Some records
------------------------------------
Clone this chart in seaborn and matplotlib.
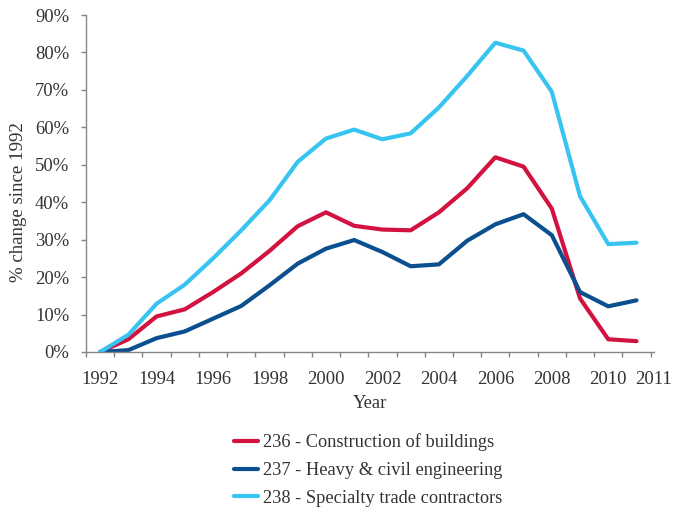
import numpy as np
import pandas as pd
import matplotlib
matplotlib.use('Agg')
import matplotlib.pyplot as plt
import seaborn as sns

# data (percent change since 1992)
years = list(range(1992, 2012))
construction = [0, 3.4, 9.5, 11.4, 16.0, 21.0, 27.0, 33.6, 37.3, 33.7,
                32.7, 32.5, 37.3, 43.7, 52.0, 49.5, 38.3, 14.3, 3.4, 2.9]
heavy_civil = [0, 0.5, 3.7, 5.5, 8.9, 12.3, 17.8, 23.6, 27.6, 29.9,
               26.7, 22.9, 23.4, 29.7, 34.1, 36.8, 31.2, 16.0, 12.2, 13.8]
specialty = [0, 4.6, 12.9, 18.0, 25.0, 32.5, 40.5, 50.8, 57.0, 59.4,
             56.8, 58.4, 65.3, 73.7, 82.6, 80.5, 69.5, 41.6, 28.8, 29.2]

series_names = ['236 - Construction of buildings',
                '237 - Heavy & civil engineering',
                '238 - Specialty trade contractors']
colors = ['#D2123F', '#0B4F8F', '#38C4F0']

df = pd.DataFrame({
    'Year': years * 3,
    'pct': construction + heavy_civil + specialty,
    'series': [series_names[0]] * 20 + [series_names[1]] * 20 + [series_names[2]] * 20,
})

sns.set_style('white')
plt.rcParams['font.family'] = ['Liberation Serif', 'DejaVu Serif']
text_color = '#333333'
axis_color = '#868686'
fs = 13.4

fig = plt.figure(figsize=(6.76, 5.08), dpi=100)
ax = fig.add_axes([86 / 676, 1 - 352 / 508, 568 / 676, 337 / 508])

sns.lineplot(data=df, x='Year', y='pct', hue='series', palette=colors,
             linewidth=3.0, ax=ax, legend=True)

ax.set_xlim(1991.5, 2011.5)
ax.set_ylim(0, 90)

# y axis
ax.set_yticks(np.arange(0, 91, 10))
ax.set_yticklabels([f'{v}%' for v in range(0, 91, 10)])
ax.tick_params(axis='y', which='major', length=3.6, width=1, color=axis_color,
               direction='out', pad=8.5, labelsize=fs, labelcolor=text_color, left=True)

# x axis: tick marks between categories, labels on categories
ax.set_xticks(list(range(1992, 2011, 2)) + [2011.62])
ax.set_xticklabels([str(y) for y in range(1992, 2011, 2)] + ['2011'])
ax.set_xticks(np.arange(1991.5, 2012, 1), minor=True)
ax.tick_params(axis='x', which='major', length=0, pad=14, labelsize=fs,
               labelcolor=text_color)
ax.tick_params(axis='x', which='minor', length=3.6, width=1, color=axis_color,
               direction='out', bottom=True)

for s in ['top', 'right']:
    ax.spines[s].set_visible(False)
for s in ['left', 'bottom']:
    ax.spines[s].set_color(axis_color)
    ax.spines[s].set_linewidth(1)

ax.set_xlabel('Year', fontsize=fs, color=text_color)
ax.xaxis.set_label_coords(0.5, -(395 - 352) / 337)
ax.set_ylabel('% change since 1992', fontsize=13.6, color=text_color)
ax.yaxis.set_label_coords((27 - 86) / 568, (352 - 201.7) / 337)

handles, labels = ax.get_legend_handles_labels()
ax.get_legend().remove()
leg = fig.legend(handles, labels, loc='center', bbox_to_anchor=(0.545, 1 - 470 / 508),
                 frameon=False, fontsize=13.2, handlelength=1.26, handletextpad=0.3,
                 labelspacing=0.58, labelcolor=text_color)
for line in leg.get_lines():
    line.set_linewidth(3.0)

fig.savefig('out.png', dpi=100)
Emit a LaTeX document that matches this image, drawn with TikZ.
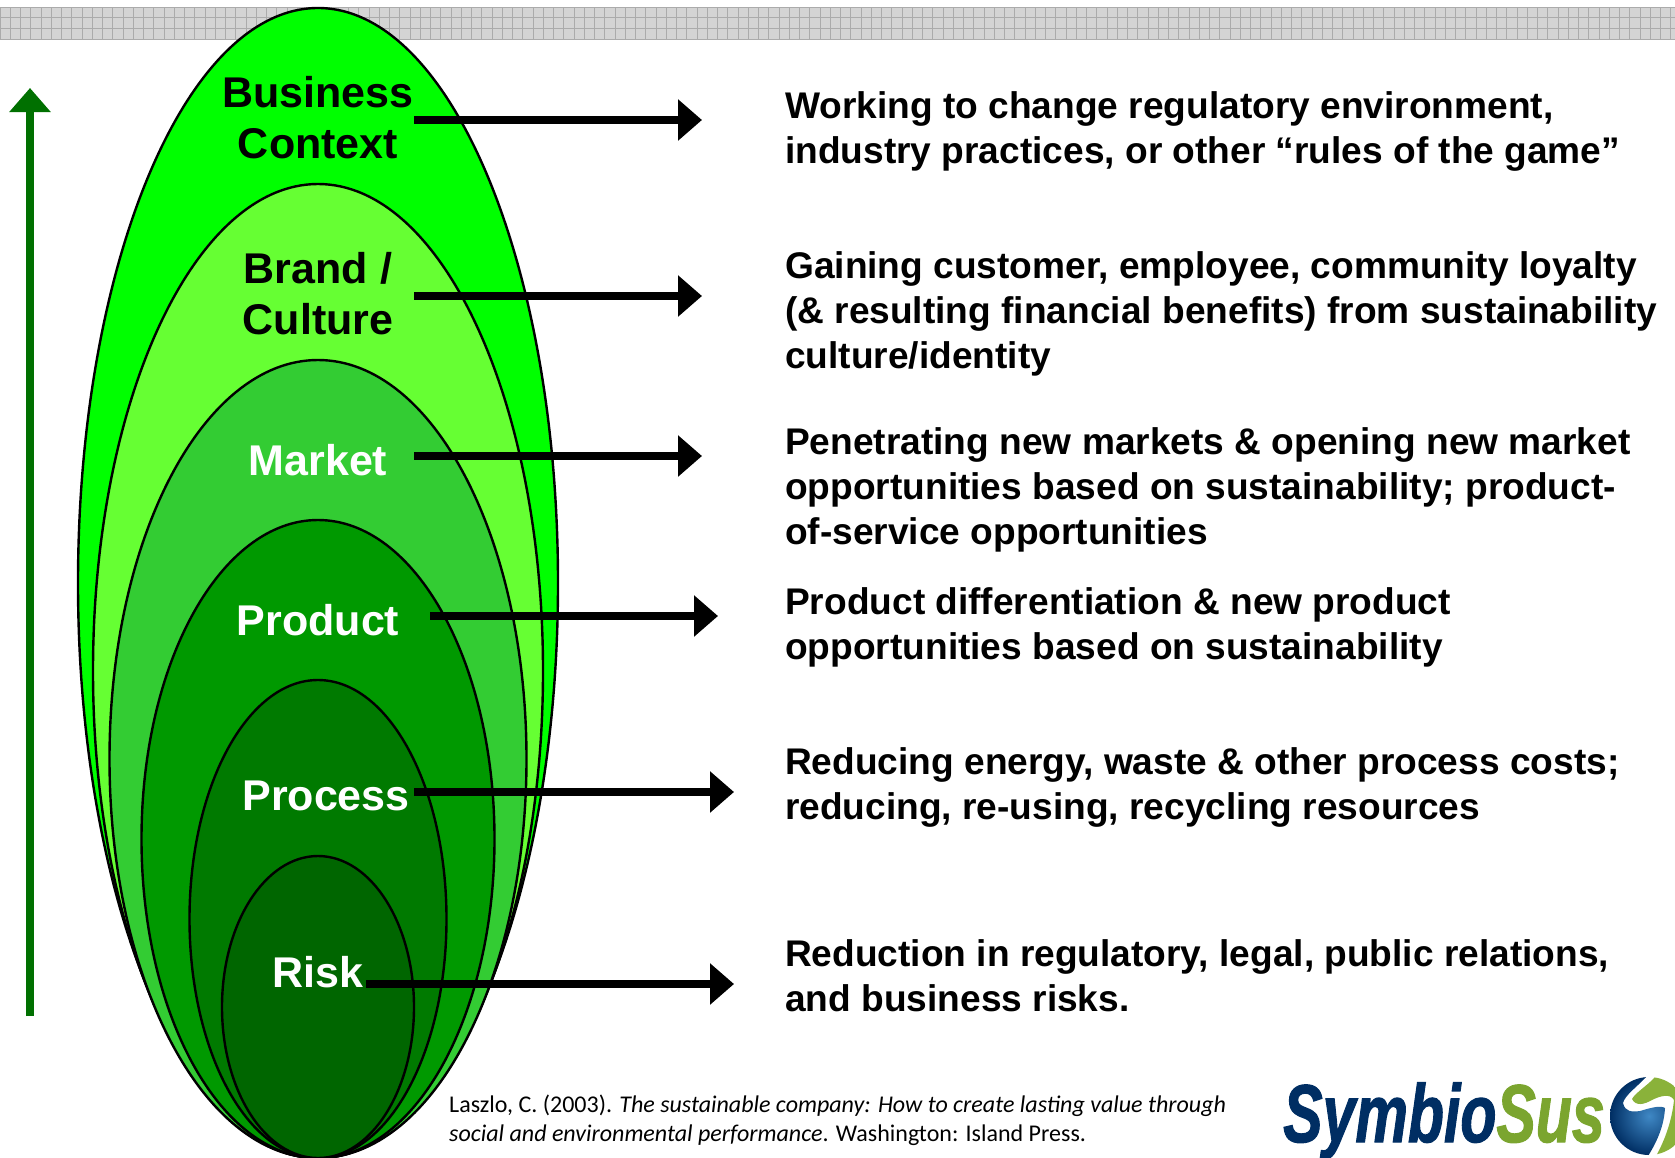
------------------------------------
- _WHAT YOU WILL DO_:
Each entry above is to be written out again unchanged, apart from the pictures, which are left out.

- _SOLUTION_:
Clone this chart in seaborn and matplotlib.
import numpy as np
import pandas as pd
import matplotlib
matplotlib.use('Agg')
import matplotlib.pyplot as plt
import seaborn as sns

# data (percent change since 1992)
years = list(range(1992, 2012))
construction = [0, 3.4, 9.5, 11.4, 16.0, 21.0, 27.0, 33.6, 37.3, 33.7,
                32.7, 32.5, 37.3, 43.7, 52.0, 49.5, 38.3, 14.3, 3.4, 2.9]
heavy_civil = [0, 0.5, 3.7, 5.5, 8.9, 12.3, 17.8, 23.6, 27.6, 29.9,
               26.7, 22.9, 23.4, 29.7, 34.1, 36.8, 31.2, 16.0, 12.2, 13.8]
specialty = [0, 4.6, 12.9, 18.0, 25.0, 32.5, 40.5, 50.8, 57.0, 59.4,
             56.8, 58.4, 65.3, 73.7, 82.6, 80.5, 69.5, 41.6, 28.8, 29.2]

series_names = ['236 - Construction of buildings',
                '237 - Heavy & civil engineering',
                '238 - Specialty trade contractors']
colors = ['#D2123F', '#0B4F8F', '#38C4F0']

df = pd.DataFrame({
    'Year': years * 3,
    'pct': construction + heavy_civil + specialty,
    'series': [series_names[0]] * 20 + [series_names[1]] * 20 + [series_names[2]] * 20,
})

sns.set_style('white')
plt.rcParams['font.family'] = ['Liberation Serif', 'DejaVu Serif']
text_color = '#333333'
axis_color = '#868686'
fs = 13.4

fig = plt.figure(figsize=(6.76, 5.08), dpi=100)
ax = fig.add_axes([86 / 676, 1 - 352 / 508, 568 / 676, 337 / 508])

sns.lineplot(data=df, x='Year', y='pct', hue='series', palette=colors,
             linewidth=3.0, ax=ax, legend=True)

ax.set_xlim(1991.5, 2011.5)
ax.set_ylim(0, 90)

# y axis
ax.set_yticks(np.arange(0, 91, 10))
ax.set_yticklabels([f'{v}%' for v in range(0, 91, 10)])
ax.tick_params(axis='y', which='major', length=3.6, width=1, color=axis_color,
               direction='out', pad=8.5, labelsize=fs, labelcolor=text_color, left=True)

# x axis: tick marks between categories, labels on categories
ax.set_xticks(list(range(1992, 2011, 2)) + [2011.62])
ax.set_xticklabels([str(y) for y in range(1992, 2011, 2)] + ['2011'])
ax.set_xticks(np.arange(1991.5, 2012, 1), minor=True)
ax.tick_params(axis='x', which='major', length=0, pad=14, labelsize=fs,
               labelcolor=text_color)
ax.tick_params(axis='x', which='minor', length=3.6, width=1, color=axis_color,
               direction='out', bottom=True)

for s in ['top', 'right']:
    ax.spines[s].set_visible(False)
for s in ['left', 'bottom']:
    ax.spines[s].set_color(axis_color)
    ax.spines[s].set_linewidth(1)

ax.set_xlabel('Year', fontsize=fs, color=text_color)
ax.xaxis.set_label_coords(0.5, -(395 - 352) / 337)
ax.set_ylabel('% change since 1992', fontsize=13.6, color=text_color)
ax.yaxis.set_label_coords((27 - 86) / 568, (352 - 201.7) / 337)

handles, labels = ax.get_legend_handles_labels()
ax.get_legend().remove()
leg = fig.legend(handles, labels, loc='center', bbox_to_anchor=(0.545, 1 - 470 / 508),
                 frameon=False, fontsize=13.2, handlelength=1.26, handletextpad=0.3,
                 labelspacing=0.58, labelcolor=text_color)
for line in leg.get_lines():
    line.set_linewidth(3.0)

fig.savefig('out.png', dpi=100)
Emit a LaTeX document that matches this image, drawn with TikZ.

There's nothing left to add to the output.